Monday, March 10, 2014

What makes me a grumpy reader (and baker)

OK, so baking is kinda my thing (what can I say? Kneading bread is an excellent stress release, especially when your kids or hubby or cats or pups are being PITAs and you really just wanna HIT somebody...).

Anyway, I was reading something the other day (not you, Boss Lady! Promise! I would let you know if it was you before it got that far, presuming it was something I beta-ed!) where one of the protagonists came home at, like, 6:30 and his dinner date was supposed to be getting there at 7 for a home-cooked meal. All well and good, except -- well, his meat (*snerk*) was still in the freezer, and all he had that was more or less ready to go was salad fixings. Anyway, long story short, at 7 on the dot, he was showered, shaved, changed, and had a full meal, including homemade-from-scratch bread, some sort of casserole-y dish, a salad AND a homemade dessert, all on the table ready for his guest.

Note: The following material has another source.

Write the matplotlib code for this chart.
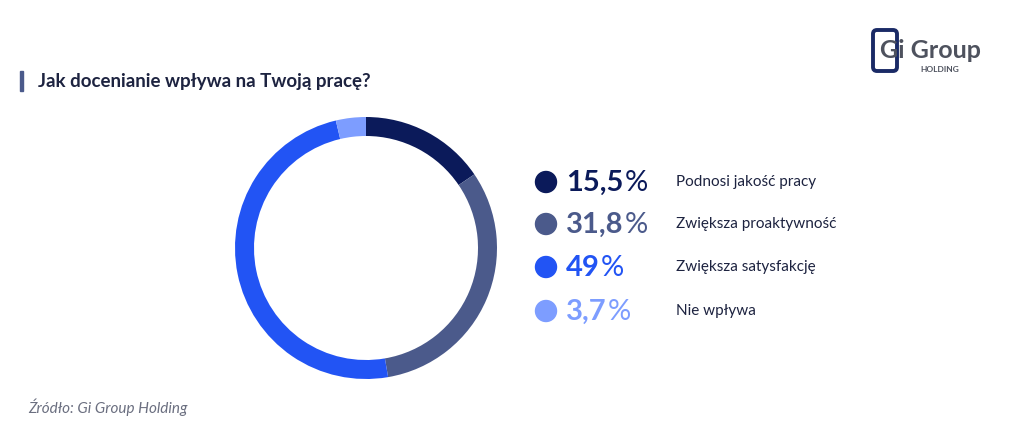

Does anybody know how he did this? Because seriously? I need to know! I am forever having to feed my kids sandwiches or omelets at least twice a week because homework runs over and this happens and the cat hairballs on the carpet and and and resulting me in having all of 30 min before our regular dinnertime at 6. And dinner can't be late because VelcroBoy has to be in bed by 7:30 or OMG the morning is impossible!

So, if you know a recipe for a yeast bread that goes from "pulling the flour out of the cupboard" to "fragrant rolls in the bread basket on the table" in under 30 minutes, please would you share? Pretty please?

That is one of my hugest pet peeves in reading. I'm not a gourmet chef, by any means (lack money, time, and people who would EAT gourmet if I made it), but I am pretty decent at basic cookery. Yet so often, I'll see something in a book where I just know the author has seriously NO CLUE. Like, they'll make creme fraiche, but it'll be spelled cream fresh. Or the bread will take 20 min to mix, knead, rise, shape, proof and bake. Or they'll cook something in a way in which I have never ever heard of it being cooked (although to be fair, if I'm unsure I'll usually Google it first, just to see if maybe it's a gap in my education, rather than a gap in theirs).

What about you? For the sake of future releases, what drives you batty in a book? How can you tell when the author has no frickin' clue and didn't bother to do research? Let us know!